In 1986, Gardiner recorded the single "I Wanna Wake Up with You", which became a surprise number one hit in the UK. It spent two months in the top ten. The accompanying album, Everything to Me also included the follow-up hit, "You're Everything to Me", which peaked at number 11. The single "The Meaning of Christmas" (a re-recording of "C-H-R-I-S-T-M-A-S") was also released later that year, and was a minor hit. Later, Gardiner signed to RCA Records. In 2002, a 22-track anthology, The Very Best of Boris Gardiner, was issued on CD by Music Club.

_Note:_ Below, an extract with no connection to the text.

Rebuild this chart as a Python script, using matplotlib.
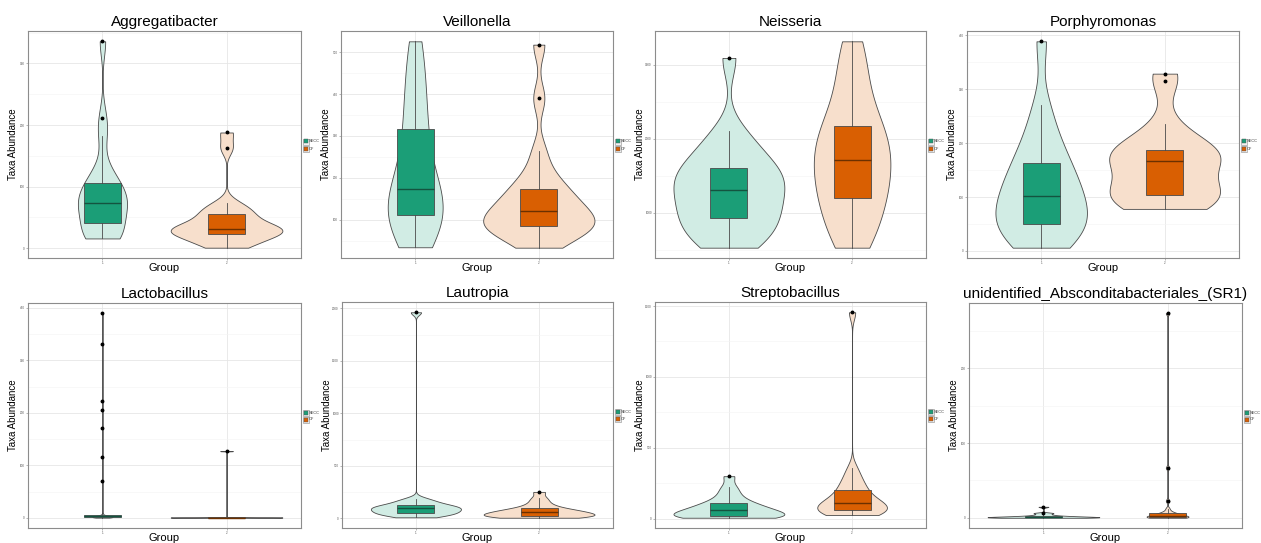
import numpy as np
import matplotlib
matplotlib.use("Agg")
import matplotlib.pyplot as plt
from matplotlib.patches import Rectangle

plt.rcParams["font.family"] = ["Liberation Sans", "DejaVu Sans"]

GROUPS = ["SECC", "CF"]
TITLES = [
    "Aggregatibacter", "Veillonella", "Neisseria", "Porphyromonas",
    "Lactobacillus", "Lautropia", "Streptobacillus",
    "unidentified_Absconditabacteriales_(SR1)",
]

# per-sample abundances, estimated from the violins / boxes
AGGREGATIBACTER_SECC = [16, 17, 18, 20, 30, 41, 50, 58, 64, 70, 74, 80, 86, 92, 98, 106, 115, 130, 182, 211, 336]
AGGREGATIBACTER_CF = [1, 5, 10, 15, 20, 24, 26, 28, 29, 30, 32, 34, 38, 44, 50, 55, 60, 66, 73, 163, 188]
VEILLONELLA_SECC = [34, 50, 70, 90, 100, 110, 120, 130, 140, 155, 173, 190, 215, 245, 280, 316, 350, 390, 430, 480, 526]
VEILLONELLA_CF = [33, 50, 65, 75, 80, 84, 90, 95, 100, 108, 120, 128, 138, 150, 162, 174, 190, 215, 263, 390, 518]
NEISSERIA_SECC = [528, 600, 680, 760, 850, 928, 1000, 1070, 1140, 1220, 1306, 1380, 1440, 1500, 1550, 1602, 1700, 1820, 1950, 2101, 3090]
NEISSERIA_CF = [528, 650, 800, 950, 1080, 1198, 1300, 1400, 1500, 1600, 1710, 1800, 1900, 2000, 2090, 2178, 2350, 2550, 2800, 3050, 3315]
PORPHYROMONAS_SECC = [6, 15, 25, 35, 42, 50, 60, 70, 80, 90, 102, 112, 122, 135, 150, 164, 180, 200, 230, 270, 389]
PORPHYROMONAS_CF = [78, 82, 88, 94, 99, 104, 112, 120, 130, 145, 166, 170, 174, 178, 182, 187, 195, 210, 236, 315, 329]
LACTOBACILLUS_SECC = [0.2, 0.3, 0.4, 0.5, 0.6, 0.7, 0.8, 0.9, 1.0, 1.0, 1.1, 1.3, 1.5, 1.7, 1.9, 2.0, 2.1, 2.2, 2.3, 2.4,
                      2.5, 2.7, 2.9, 3.1, 3.3, 3.5, 3.7, 3.9, 4.1, 4.3, 4.5, 5.2, 6.0, 8.0,
                      70, 116, 172, 206, 223, 331, 390]
LACTOBACILLUS_CF = [0.0, 0.05, 0.1, 0.15, 0.2, 0.25, 0.3, 0.35, 0.4, 0.45, 0.5, 0.55, 0.6, 0.65, 0.7, 0.75, 0.8, 0.9, 1.0, 1.2, 127]
LAUTROPIA_SECC = [10, 22, 32, 40, 48, 54, 62, 70, 78, 86, 94, 100, 106, 112, 118, 126, 140, 155, 170, 189, 1962]
LAUTROPIA_CF = [6, 10, 14, 18, 22, 25, 30, 36, 42, 50, 57, 62, 68, 75, 84, 94, 110, 130, 160, 195, 252]
STREPTOBACILLUS_SECC = [7, 10, 12, 14, 16, 19, 24, 30, 38, 48, 59, 66, 74, 84, 96, 108, 125, 150, 185, 225, 300]
STREPTOBACILLUS_CF = [26, 30, 36, 44, 52, 61, 70, 80, 88, 98, 108, 120, 135, 155, 180, 204, 230, 260, 300, 356, 1456]
SR1_SECC = [0.0, 0.1, 0.2, 0.3, 0.4, 0.5, 0.6, 0.8, 0.9, 1.0, 1.2, 1.4, 1.7, 2.0, 2.3, 2.7, 3.5, 4.5, 6.0, 6.5, 14.7]
SR1_CF = [0.0, 0.1, 0.2, 0.3, 0.35, 0.4, 0.8, 1.2, 1.6, 2.0, 2.5, 3.0, 3.6, 4.3, 5.0, 5.8, 6.8, 8.5, 12.4, 22.7, 67, 274]

Y_TICKS = [
    [0, 100, 200, 300],
    [100, 200, 300, 400, 500],
    [1000, 2000, 3000],
    [0, 100, 200, 300, 400],
    [0, 100, 200, 300, 400],
    [0, 500, 1000, 1500, 2000],
    [0, 500, 1000, 1500],
    [0, 100, 200],
]

PANELS = list(zip(
    TITLES,
    [AGGREGATIBACTER_SECC, VEILLONELLA_SECC, NEISSERIA_SECC, PORPHYROMONAS_SECC,
     LACTOBACILLUS_SECC, LAUTROPIA_SECC, STREPTOBACILLUS_SECC, SR1_SECC],
    [AGGREGATIBACTER_CF, VEILLONELLA_CF, NEISSERIA_CF, PORPHYROMONAS_CF,
     LACTOBACILLUS_CF, LAUTROPIA_CF, STREPTOBACILLUS_CF, SR1_CF],
    Y_TICKS,
))

W, H = 1261, 543
# plot-area boxes in pixels: left, top, right, bottom
BOXES = [
    (28, 31, 301, 258), (341, 31, 613, 258), (655, 31, 926, 258), (967, 31, 1239, 258),
    (28, 303, 301, 528), (342, 302, 613, 528), (655, 302, 926, 528), (969, 303, 1242, 528),
]

DARK = ["#1B9E77", "#D95F02"]
LIGHT = ["#D1ECE4", "#F7DFCC"]
MEDIAN = ["#14533F", "#6B3000"]
EDGE = "#4A4A4A"


def ydensity(vals):
    v = np.asarray(vals, float)
    n = v.size
    q25, q75 = np.percentile(v, [25, 75])
    sd = v.std(ddof=1)
    lo = min(sd, (q75 - q25) / 1.34) or sd
    bw = 0.9 * lo * n ** -0.2
    y = np.linspace(v.min(), v.max(), 512)
    d = np.exp(-0.5 * ((y[:, None] - v[None, :]) / bw) ** 2).sum(axis=1)
    return y, d / (n * bw * np.sqrt(2 * np.pi))


def legend(x0, yc):
    kw, kh = 6, 6
    for i, name in enumerate(GROUPS):
        top = yc - kh + i * (kh + 1)
        fig.patches.append(Rectangle((x0 / W, 1 - (top + kh) / H), kw / W, kh / H,
                                     transform=fig.transFigure, facecolor="#F2F2F2",
                                     edgecolor="#8C8C8C", linewidth=0.4))
        fig.patches.append(Rectangle(((x0 + 1) / W, 1 - (top + kh - 1) / H), (kw - 2) / W, (kh - 2) / H,
                                     transform=fig.transFigure, facecolor=DARK[i],
                                     edgecolor="#555555", linewidth=0.3))
        fig.text((x0 + kw + 0.5) / W, 1 - (top + kh / 2) / H, name, fontsize=2.8,
                 color="#333333", ha="left", va="center")


fig = plt.figure(figsize=(W / 100, H / 100), dpi=100)

for (title, secc, cf, ticks), (l, t, r, b) in zip(PANELS, BOXES):
    ax = fig.add_axes([l / W, 1 - b / H, (r - l) / W, (b - t) / H])
    groups = [secc, cf]
    dens = [ydensity(g) for g in groups]
    dmax = max(d.max() for _, d in dens)
    for i, (g, (y, d)) in enumerate(zip(groups, dens)):
        x = i + 1
        hw = 0.45 * d / dmax
        ax.fill_betweenx(y, x - hw, x + hw, facecolor=LIGHT[i], edgecolor=EDGE,
                         linewidth=0.6, zorder=2)
        ax.boxplot([g], positions=[x], widths=0.3, patch_artist=True, showcaps=False,
                   whis=1.5, manage_ticks=False, zorder=3,
                   boxprops=dict(facecolor=DARK[i], edgecolor=EDGE, linewidth=0.6),
                   medianprops=dict(color=MEDIAN[i], linewidth=1.0),
                   whiskerprops=dict(color=EDGE, linewidth=0.6),
                   flierprops=dict(marker="o", markersize=1.8, markerfacecolor="black",
                                   markeredgecolor="black"))

    allv = np.concatenate([secc, cf])
    lo, hi = allv.min(), allv.max()
    span = hi - lo
    y0, y1 = lo - 0.05 * span, hi + 0.05 * span
    ax.set_ylim(y0, y1)
    ax.set_xlim(0.4, 2.6)
    step = ticks[1] - ticks[0]
    minors = [m for m in np.arange(ticks[0] - step / 2, y1, step) if y0 < m < y1]
    ax.set_yticks(ticks)
    ax.set_yticklabels([str(v) for v in ticks])
    ax.set_yticks(minors, minor=True)
    ax.set_xticks([1, 2])
    ax.set_xticklabels(["1", "2"])
    ax.grid(which="major", color="#E6E6E6", linewidth=0.6, zorder=0)
    ax.grid(which="minor", axis="y", color="#F3F3F3", linewidth=0.4, zorder=0)
    ax.set_axisbelow(True)
    ax.tick_params(which="major", length=1.5, width=0.4, color="#7F7F7F",
                   labelsize=2.2, labelcolor="#555555", pad=0.8)
    ax.tick_params(which="minor", length=0)
    for s in ax.spines.values():
        s.set_color("#8C8C8C")
        s.set_linewidth(0.8)

    fig.text((l + r) / 2 / W, 1 - (t - 9) / H, title, fontsize=11, ha="center", va="center")
    fig.text((l + r) / 2 / W, 1 - (b + 10) / H, "Group", fontsize=8, ha="center", va="center")
    fig.text((l - 15) / W, 1 - (t + b) / 2 / H, "Taxa Abundance", fontsize=7,
             rotation=90, ha="center", va="center")
    legend(r + 1.5, (t + b) / 2)

fig.savefig("out.png", dpi=100)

In 2015, his song "Every Nigger Is a Star" was sampled on "Wesley's Theory", the opening track of Kendrick Lamar's To Pimp a Butterfly. The song also opens the 2016 film Moonlight.

==Discography==
===Albums===
- Reggae Happening (1970), Trojan
- It's So Nice to Be with You (1970), Steady
- Soulful Experience (1971), Dynamic Sounds
- For All We Know (1972), Dynamic Sounds
- Is What's Happening (1973), Dynamic Sounds
- Every Nigger Is a Star OST (1973), Leal Productions
- Everything to Me (1986), Revue, AUS No. 45
- Lover's Lane (1989), TNT
- Let's Take a Holiday (1992), WKS
- Next to You (1992), VP
- Reggae Songs of Love (Plus) (2008), Encore

===Compilations===
- The Very Best of Boris Gardiner (2002), Music Club
- I Want to Wake Up with You: The Best of Boris Gardiner (2004), Sanctuary/Trojan

===Singles===

| Year | Title | Peak chart positions |  | Certifications |
| AUS | UK |
| 1970 | "Elizabethan Reggae" | — | 14 |  |
| 1986 | "I Wanna Wake Up with You" | 1 | 1 | BPI: Gold; |
| "You're Every Thing to Me" | — | 11 |  |
| "The Meaning of Christmas" | — | 69 |  |
| 1987 | "Friends and Lovers" (with Gwen Guthrie) | — | 97 |  |
"—" denotes releases that did not chart or were not released in that territory.